▸ Source records:
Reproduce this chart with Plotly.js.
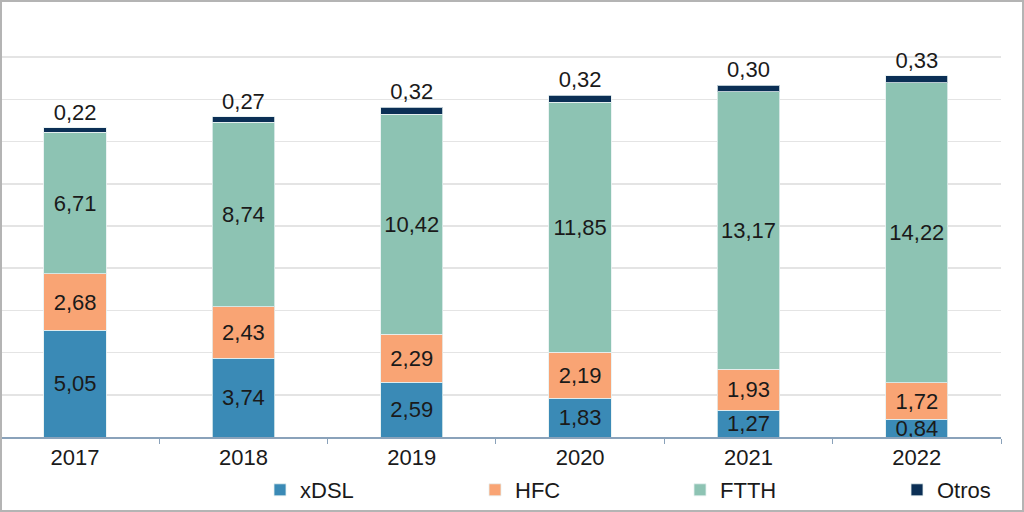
<!DOCTYPE html>
<html><head><meta charset="utf-8">
<script src="https://cdn.plot.ly/plotly-3.0.1.min.js"></script>
<style>
html,body{margin:0;padding:0;background:#fff;}
#wrap{position:relative;width:1024px;height:512px;}
#chart{width:1024px;height:512px;}
#frame{position:absolute;left:0;top:0;width:1024px;height:512px;box-sizing:border-box;border:2px solid #b4b4b4;pointer-events:none;}
</style></head>
<body><div id="wrap"><div id="chart"></div><div id="frame"></div></div>
<script>
const years = ['2017','2018','2019','2020','2021','2022'];
const xdsl = [5.05, 3.74, 2.59, 1.83, 1.27, 0.84];
const hfc = [2.68, 2.43, 2.29, 2.19, 1.93, 1.72];
const ftth = [6.71, 8.74, 10.42, 11.85, 13.17, 14.22];
const otros = [0.22, 0.27, 0.32, 0.32, 0.30, 0.33];

const font = 'Liberation Sans, Arial, sans-serif';
function tr(name, vals, color, pos, lg){
  return {type:'bar', name:name, x:years, y:vals, legend:lg,
    marker:{color:color, line:{color:'rgba(230,240,240,0.8)', width:1}},
    width:0.37,
    texttemplate:'%{y:.2f}', textposition:pos, insidetextanchor:'middle',
    constraintext:'none', cliponaxis:false,
    textfont:{family:font, size:22, color:'#1a1a1a'},
    hoverinfo:'skip'};
}
const data = [
  tr('xDSL', xdsl, '#3a8ab6', 'inside', 'legend'),
  tr('HFC', hfc, '#f9a474', 'inside', 'legend2'),
  tr('FTTH', ftth, '#8dc3b3', 'inside', 'legend3'),
  tr('Otros', otros, '#0b2f55', 'outside', 'legend4')
];
function lg(xpx){
  return {orientation:'h', xref:'container', yref:'container', x:(xpx-38)/1024, xanchor:'left',
    y:1-490/512, yanchor:'middle', bgcolor:'rgba(0,0,0,0)',
    font:{family:font, size:22, color:'#1a1a1a'}};
}
const layout = {
  width:1024, height:512,
  margin:{l:0, r:23, t:15, b:75},
  barmode:'stack', separators:',.',
  paper_bgcolor:'#fff', plot_bgcolor:'#fff',
  font:{family:font, size:22, color:'#1a1a1a'},
  xaxis:{type:'category', range:[-0.446, 5.5], showline:true, linecolor:'#8aa2ba', linewidth:1.5,
    ticks:'outside', tickson:'boundaries', ticklen:5, tickcolor:'#8aa2ba',
    tickfont:{family:font, size:22, color:'#1a1a1a'}, showgrid:false},
  yaxis:{range:[0,20], dtick:2, showgrid:true, gridcolor:'#e4e4e4', gridwidth:1.5,
    showticklabels:false, zeroline:false, showline:false, ticks:''},
  showlegend:true,
  legend:lg(298), legend2:lg(513), legend3:lg(718), legend4:lg(935)
};
Plotly.newPlot('chart', data, layout, {staticPlot:true});
</script></body></html>
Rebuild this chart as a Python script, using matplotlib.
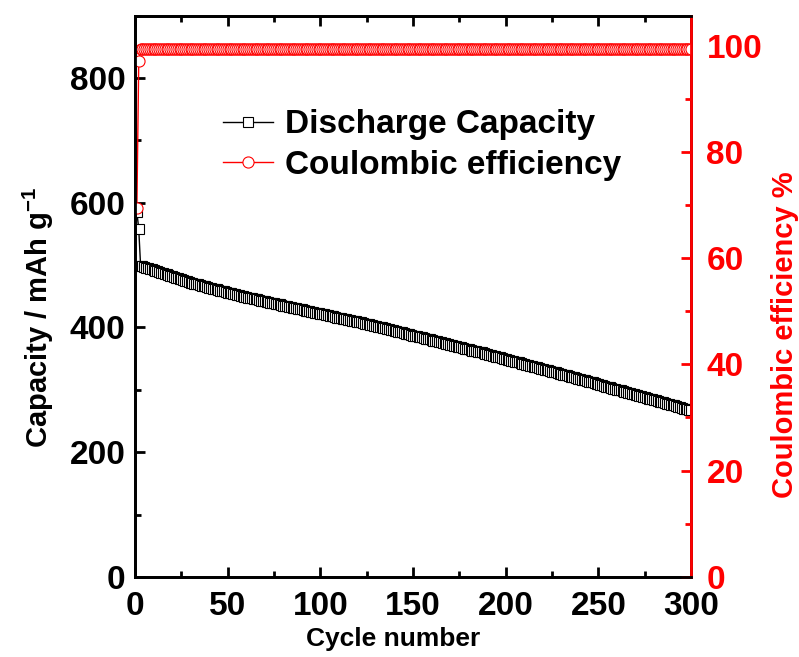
import matplotlib
matplotlib.use("Agg")
import matplotlib.pyplot as plt
from matplotlib.ticker import MultipleLocator

plt.rcParams['font.family'] = ['Liberation Sans', 'DejaVu Sans']
plt.rcParams['font.weight'] = 'bold'
plt.rcParams['mathtext.fontset'] = 'custom'
plt.rcParams['mathtext.bf'] = 'Liberation Sans:bold'
plt.rcParams['mathtext.rm'] = 'Liberation Sans:bold'

capacity = [
    585, 558, 499, 498, 497, 496, 495, 494, 493, 492,
    491, 490, 489, 488, 487, 486, 485, 484, 483, 482,
    481, 480, 479, 478, 477, 476, 475, 474, 473, 472,
    471, 470, 470, 469, 468, 467, 466, 466, 465, 464,
    463, 462, 462, 461, 460, 459, 458, 458, 457, 456,
    455, 455, 454, 453, 452, 452, 451, 450, 449, 449,
    448, 447, 447, 446, 445, 445, 444, 443, 443, 442,
    441, 441, 440, 439, 439, 438, 437, 437, 436, 435,
    435, 434, 433, 433, 432, 431, 431, 430, 429, 429,
    428, 427, 427, 426, 425, 425, 424, 423, 423, 422,
    421, 421, 420, 420, 419, 418, 418, 417, 416, 416,
    415, 414, 414, 413, 412, 412, 411, 410, 410, 409,
    408, 408, 407, 406, 406, 405, 404, 404, 403, 402,
    401, 401, 400, 399, 399, 398, 397, 396, 396, 395,
    394, 393, 393, 392, 391, 390, 390, 389, 388, 387,
    387, 386, 385, 384, 384, 383, 382, 381, 381, 380,
    379, 378, 378, 377, 376, 375, 375, 374, 373, 372,
    372, 371, 370, 369, 369, 368, 367, 366, 366, 365,
    364, 363, 363, 362, 361, 360, 360, 359, 358, 357,
    356, 356, 355, 354, 353, 352, 352, 351, 350, 349,
    348, 348, 347, 346, 345, 344, 344, 343, 342, 341,
    340, 340, 339, 338, 337, 336, 336, 335, 334, 333,
    332, 332, 331, 330, 329, 328, 328, 327, 326, 325,
    324, 324, 323, 322, 321, 320, 320, 319, 318, 317,
    316, 316, 315, 314, 313, 312, 312, 311, 310, 309,
    308, 307, 306, 305, 305, 304, 303, 302, 301, 300,
    300, 299, 298, 297, 296, 295, 295, 294, 293, 292,
    291, 290, 290, 289, 288, 287, 286, 285, 285, 284,
    283, 282, 281, 280, 280, 279, 278, 277, 276, 275,
    275, 274, 273, 272, 271, 270, 270, 269, 268, 267,
]
cycles = list(range(1, len(capacity) + 1))

ce_start = [69.5, 97.0]
ce_steady_value = 99.4
efficiency = ce_start + [ce_steady_value] * (len(capacity) - len(ce_start))

x_ticks = [0, 50, 100, 150, 200, 250, 300]
cap_ticks = [0, 200, 400, 600, 800]
ce_ticks = [0, 20, 40, 60, 80, 100]

fig = plt.figure(figsize=(7.99, 6.57), dpi=100)
ax = fig.add_axes([0.169, 0.122, 0.696, 0.854])
ax2 = ax.twinx()

l1, = ax.plot(cycles, capacity, '-', color='black', lw=1.0, marker='s',
              markersize=7.5, markerfacecolor='white', markeredgecolor='black',
              markeredgewidth=0.8, label='Discharge Capacity')
l2, = ax2.plot(cycles, efficiency, '-', color='red', lw=1.0, marker='o',
               markersize=8, markerfacecolor='white', markeredgecolor='red',
               markeredgewidth=0.8, label='Coulombic efficiency')

ax.set_xlim(0, 300)
ax.set_ylim(0, 900)
ax2.set_ylim(0, 105.6)

ax.set_xticks(x_ticks)
ax.set_yticks(cap_ticks)
ax2.set_yticks(ce_ticks)
ax.xaxis.set_minor_locator(MultipleLocator(25))
ax.yaxis.set_minor_locator(MultipleLocator(100))
ax2.yaxis.set_minor_locator(MultipleLocator(10))

for a in (ax, ax2):
    for s in a.spines.values():
        s.set_linewidth(2.0)
ax2.spines['right'].set_color('red')

ax.tick_params(axis='both', which='major', direction='in', length=7, width=2,
               labelsize=24, top=True, right=False)
ax.tick_params(axis='both', which='minor', direction='in', length=4, width=2,
               top=True, right=False)
ax.tick_params(axis='x', pad=10)
ax.tick_params(axis='y', pad=7)
ax2.tick_params(axis='y', which='major', direction='in', length=7, width=2,
                labelsize=24, colors='red', pad=11)
ax2.tick_params(axis='y', which='minor', direction='in', length=4, width=2,
                colors='red')

ax.set_xlabel('Cycle number', fontsize=19, fontweight='bold')
ax.xaxis.set_label_coords(0.464, -0.089)
ax.set_ylabel('Capacity / mAh g$^{\\mathbf{-1}}$', fontsize=21, fontweight='bold')
ax.yaxis.set_label_coords(-0.143, 0.462)
ax2.set_ylabel('Coulombic efficiency %', fontsize=21, fontweight='bold', color='red')
ax2.yaxis.set_label_coords(1.144, 0.431)

leg = ax2.legend(handles=[l1, l2], loc='upper left', bbox_to_anchor=(0.135, 0.857),
                 frameon=False, fontsize=24, handlelength=1.5, handletextpad=0.35,
                 labelspacing=0.28, markerscale=1.0, borderaxespad=0.0)
for t in leg.get_texts():
    t.set_fontweight('bold')

fig.savefig('out.png', dpi=100)
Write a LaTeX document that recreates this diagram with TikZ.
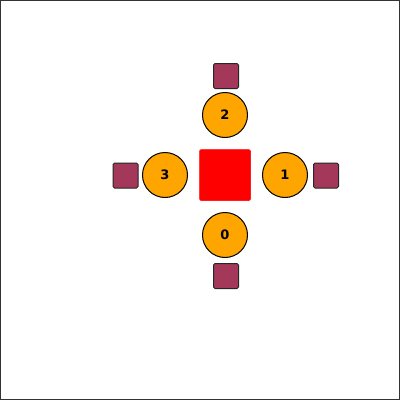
\documentclass[tikz,border=0pt]{standalone}
\usepackage{fontspec}
\setmainfont{DejaVu Sans}
\definecolor{plum}{HTML}{A3385A}
\definecolor{orng}{HTML}{FFA500}
\begin{document}
\begin{tikzpicture}[x=1pt,y=-1pt,
  hub/.style={fill=red,draw=red,line width=0.5pt,rounded corners=1.5pt,minimum size=51pt,inner sep=0pt},
  port/.style={circle,fill=orng,draw=black,line width=1pt,minimum size=45pt,inner sep=0pt,font=\fontsize{13}{13}\selectfont\bfseries},
  term/.style={fill=plum,draw=black!85,line width=1pt,rounded corners=1.5pt,minimum size=25pt,inner sep=0pt}]
\useasboundingbox (0,0) rectangle (400,400);
\draw[line width=1pt, black!80] (0.5,0.5) rectangle (399.5,399.5);
\node[hub] (c) at (225,175) {};
\node[port] (p0) at (225,235) {0};
\node[port] (p1) at (285,175) {1};
\node[port] (p2) at (225,115) {2};
\node[port] (p3) at (165,175) {3};
\node[term] (t0) at (226,276) {};
\node[term] (t1) at (326,175.5) {};
\node[term] (t2) at (226,76) {};
\node[term] (t3) at (125.5,175.5) {};
\end{tikzpicture}
\end{document}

▸ EXERCISE AIM:
From the line containing "Rebuild this chart" to the line containing "plt.rcParams['mathtext.rm'] = 'Liberation", both lines included, give the text again exactly, without any pictures.

▸ THE RESULT:
Rebuild this chart as a Python script, using matplotlib.
import matplotlib
matplotlib.use("Agg")
import matplotlib.pyplot as plt
from matplotlib.ticker import MultipleLocator

plt.rcParams['font.family'] = ['Liberation Sans', 'DejaVu Sans']
plt.rcParams['font.weight'] = 'bold'
plt.rcParams['mathtext.fontset'] = 'custom'
plt.rcParams['mathtext.bf'] = 'Liberation Sans:bold'
plt.rcParams['mathtext.rm'] = 'Liberation Sans:bold'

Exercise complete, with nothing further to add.